Xubuntu install on Win7 laptop fails

Xen list at xenhideout.nl
Wed Jul 12 09:06:52 UTC 2017


MR ZenWiz schreef op 12-07-2017 1:41:

> I booted gparted and deleted the partitions, but then Xubuntu said I
> need a boot partition (not a /boot partition - I don't use that
> anyway) and it would not accept the 1MB empty space in front of
> /dev/sda1.
> 
> I don't want to mess with the MS partitions... is this even doable?

I am sorry I cannot provide any help but I stay away from UEFI.

Lots of people say UEFI is great but the elephant is in the room: it was 
devised by Intel and other large corps to deal with huge computer farms, 
not for individual computers. You will need to install Ubuntu into the 
same UEFI partition that Windows uses.

I have never heard an account where UEFI was not a nightmare. Sure for 
lots of people it will work, but we never hear them, nor do we ever hear 
actual positive comments about it, except when in response to criticism.

There are never people saying "Oh I love UEFI" because it doesn't 
actually solve any problems and when it works, people are more inclined 
to not care than to actually be enthusiastic about it in any way. On 
these support channels and others (like Grub) UEFI is really always a 
*problem* to a greater extent than BIOS was.

It is *always* complicating things and half of the time it is someone 
who cannot boot their DVD in UEFI mode or something like that. There is 
some confusion of course between the BIOS boot and the UEFI partition 
and not all distributions take the same approach so now you have 
*different* Linux ways of dealing with UEFI as well, just as with BTRFS.

The complexity goes up and up and up without any added benefit.

If there was just one way of doing things, it would be fine, but there 
isn't.

You now need a PhD in UEFI to be able to install your computer, so to 
speak.

 From these support threads I find that even the people that know about 
it are often confused and not very eager to deal with the complexities 
that result from it.
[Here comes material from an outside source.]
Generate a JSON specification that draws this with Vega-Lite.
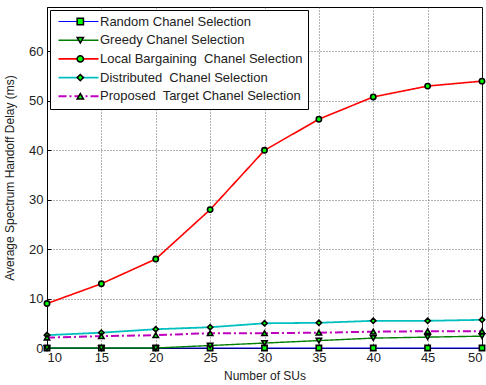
{
  "$schema": "https://vega.github.io/schema/vega-lite/v6.json",
  "width": 435,
  "height": 341,
  "autosize": {"type": "none"},
  "padding": {"left": 47, "top": 7, "right": 4, "bottom": 37},
  "background": "white",
  "config": {
    "view": {"stroke": "black", "strokeWidth": 1},
    "font": "Liberation Sans",
    "axis": {
      "labelFont": "Liberation Sans",
      "titleFont": "Liberation Sans",
      "labelColor": "#222",
      "titleColor": "#222",
      "labelFontSize": 13,
      "titleFontSize": 12,
      "titleFontWeight": "normal",
      "domainColor": "black",
      "tickColor": "black",
      "gridColor": "#444",
      "gridDash": [1, 2],
      "gridOpacity": 0.8
    },
    "legend": {
      "labelFont": "Liberation Sans",
      "labelFontSize": 13,
      "labelColor": "#222",
      "labelLimit": 400
    }
  },
  "data": {
    "values": [
      {"x": 10, "y": 0, "series": "Random Chanel Selection"},
      {"x": 15, "y": 0, "series": "Random Chanel Selection"},
      {"x": 20, "y": 0, "series": "Random Chanel Selection"},
      {"x": 25, "y": 0, "series": "Random Chanel Selection"},
      {"x": 30, "y": 0, "series": "Random Chanel Selection"},
      {"x": 35, "y": 0, "series": "Random Chanel Selection"},
      {"x": 40, "y": 0, "series": "Random Chanel Selection"},
      {"x": 45, "y": 0, "series": "Random Chanel Selection"},
      {"x": 50, "y": 0, "series": "Random Chanel Selection"},
      {"x": 10, "y": 0, "series": "Greedy Chanel Selection"},
      {"x": 15, "y": 0, "series": "Greedy Chanel Selection"},
      {"x": 20, "y": 0, "series": "Greedy Chanel Selection"},
      {"x": 25, "y": 0.5, "series": "Greedy Chanel Selection"},
      {"x": 30, "y": 1.0, "series": "Greedy Chanel Selection"},
      {"x": 35, "y": 1.5, "series": "Greedy Chanel Selection"},
      {"x": 40, "y": 2.0, "series": "Greedy Chanel Selection"},
      {"x": 45, "y": 2.2, "series": "Greedy Chanel Selection"},
      {"x": 50, "y": 2.4, "series": "Greedy Chanel Selection"},
      {"x": 10, "y": 9, "series": "Local Bargaining\u00a0 Chanel Selection"},
      {"x": 15, "y": 13, "series": "Local Bargaining\u00a0 Chanel Selection"},
      {"x": 20, "y": 18, "series": "Local Bargaining\u00a0 Chanel Selection"},
      {"x": 25, "y": 28, "series": "Local Bargaining\u00a0 Chanel Selection"},
      {"x": 30, "y": 40, "series": "Local Bargaining\u00a0 Chanel Selection"},
      {"x": 35, "y": 46.3, "series": "Local Bargaining\u00a0 Chanel Selection"},
      {"x": 40, "y": 50.8, "series": "Local Bargaining\u00a0 Chanel Selection"},
      {"x": 45, "y": 53, "series": "Local Bargaining\u00a0 Chanel Selection"},
      {"x": 50, "y": 54, "series": "Local Bargaining\u00a0 Chanel Selection"},
      {"x": 10, "y": 2.6, "series": "Distributed\u00a0 Chanel Selection"},
      {"x": 15, "y": 3.1, "series": "Distributed\u00a0 Chanel Selection"},
      {"x": 20, "y": 3.8, "series": "Distributed\u00a0 Chanel Selection"},
      {"x": 25, "y": 4.2, "series": "Distributed\u00a0 Chanel Selection"},
      {"x": 30, "y": 5.0, "series": "Distributed\u00a0 Chanel Selection"},
      {"x": 35, "y": 5.1, "series": "Distributed\u00a0 Chanel Selection"},
      {"x": 40, "y": 5.5, "series": "Distributed\u00a0 Chanel Selection"},
      {"x": 45, "y": 5.5, "series": "Distributed\u00a0 Chanel Selection"},
      {"x": 50, "y": 5.7, "series": "Distributed\u00a0 Chanel Selection"},
      {"x": 10, "y": 2.1, "series": "Proposed\u00a0 Target Chanel Selection"},
      {"x": 15, "y": 2.4, "series": "Proposed\u00a0 Target Chanel Selection"},
      {"x": 20, "y": 2.6, "series": "Proposed\u00a0 Target Chanel Selection"},
      {"x": 25, "y": 3.0, "series": "Proposed\u00a0 Target Chanel Selection"},
      {"x": 30, "y": 3.0, "series": "Proposed\u00a0 Target Chanel Selection"},
      {"x": 35, "y": 3.1, "series": "Proposed\u00a0 Target Chanel Selection"},
      {"x": 40, "y": 3.3, "series": "Proposed\u00a0 Target Chanel Selection"},
      {"x": 45, "y": 3.4, "series": "Proposed\u00a0 Target Chanel Selection"},
      {"x": 50, "y": 3.4, "series": "Proposed\u00a0 Target Chanel Selection"}
    ]
  },
  "encoding": {
    "x": {
      "field": "x", "type": "quantitative",
      "scale": {"domain": [10, 50], "nice": false, "zero": false},
      "axis": {"values": [10, 15, 20, 25, 30, 35, 40, 45, 50], "title": "Number of SUs", "labelPadding": 7, "titlePadding": 6, "tickSize": -4}
    },
    "y": {
      "field": "y", "type": "quantitative",
      "scale": {"domain": [0, 69], "nice": false},
      "axis": {"values": [0, 10, 20, 30, 40, 50, 60], "title": "Average Spectrum Handoff Delay (ms)", "labelPadding": 8, "titlePadding": 12, "tickSize": -4}
    }
  },
  "layer": [
    {
      "mark": {"type": "line", "clip": false},
      "encoding": {
        "color": {
          "field": "series", "type": "nominal",
          "scale": {
            "domain": ["Random Chanel Selection", "Greedy Chanel Selection", "Local Bargaining\u00a0 Chanel Selection", "Distributed\u00a0 Chanel Selection", "Proposed\u00a0 Target Chanel Selection"],
            "range": ["#0000ff", "#007f00", "#ff0000", "#00bfbf", "#bf00bf"]
          },
          "legend": {
            "title": null,
            "orient": "none",
            "legendX": 3,
            "legendY": 3,
            "padding": 5,
            "strokeColor": "black",
            "fillColor": "white",
            "symbolType": "M-4,0H4",
            "symbolSize": 100,
            "symbolOffset": 17,
            "labelOffset": 15,
            "rowPadding": 4.7
          }
        },
        "strokeWidth": {
          "field": "series", "type": "nominal",
          "scale": {
            "domain": ["Random Chanel Selection", "Greedy Chanel Selection", "Local Bargaining\u00a0 Chanel Selection", "Distributed\u00a0 Chanel Selection", "Proposed\u00a0 Target Chanel Selection"],
            "range": [1.2, 2, 1.5, 2, 2.5]
          },
          "legend": null
        },
        "strokeDash": {
          "field": "series", "type": "nominal",
          "scale": {
            "domain": ["Random Chanel Selection", "Greedy Chanel Selection", "Local Bargaining\u00a0 Chanel Selection", "Distributed\u00a0 Chanel Selection", "Proposed\u00a0 Target Chanel Selection"],
            "range": [[1, 0], [1, 0], [1, 0], [1, 0], [8, 3, 2, 3]]
          },
          "legend": null
        }
      }
    },
    {
      "mark": {"type": "point", "filled": true, "fill": "#00ff00", "stroke": "black", "strokeWidth": 1.6, "size": 28, "opacity": 1, "clip": false},
      "encoding": {
        "shape": {
          "field": "series", "type": "nominal",
          "sort": ["Random Chanel Selection", "Greedy Chanel Selection", "Local Bargaining\u00a0 Chanel Selection", "Distributed\u00a0 Chanel Selection", "Proposed\u00a0 Target Chanel Selection"],
          "scale": {"range": ["square", "triangle-down", "circle", "diamond", "triangle-up"]},
          "legend": {
            "title": null,
            "orient": "none",
            "legendX": 3,
            "legendY": 3,
            "padding": 5,
            "symbolSize": 40,
            "symbolOffset": 18.8,
            "labelExpr": "'\u00a0'",
            "labelOffset": 15,
            "rowPadding": 4.7,
            "encode": {
              "symbols": {
                "update": {
                  "fill": {"value": "#00ff00"},
                  "stroke": {"value": "black"},
                  "strokeWidth": {"value": 1.6},
                  "opacity": {"value": 1}
                }
              }
            }
          }
        }
      }
    }
  ]
}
If I remember correctly, on the Kubuntu forum there 
was a HUGE UEFI thread that was completely unreadable and this only 
evidences its complexity.

I really don't know why you would advocate this thing but I guess it's 
because "It's there and you have to live with it."

It is now used by Microsoft to prevent people from installing Linux on 
its newest laptops.

Trusted Platform Modules have about the same effect. Encryption in 
hardware, okay...

Intel CPUs have features that allow for remote management probably (very 
very likely) by intelligence agencies (or very easy for them to gain 
access to it).

Control over your own PC is going down the drain more and more.

The entire idea of Linux was to be in control. Yet those same people 
support changes to the landscape that reduce the control real people 
have over their computers.

SystemD for example is almost impossible to alter for the ordinary 
person. Before, shell scripts. Now, binaries. What can you do about it? 
Nothing. Use it as is.

The whole idea of binaries is to provide something that is hard to 
change and thereby easy to guarantee. A Java binary is more "solid" than 
a Python script.

But the software becomes much more opaque as well in many cases and in 
our landscape we lose control.

There was nothing being solved by UEFI to begin with, for the ordinary 
person.

So are we better off? No, not at all. Even if you say UEFI is not bad or 
it has merits, are we better off? No. Unequivocal no.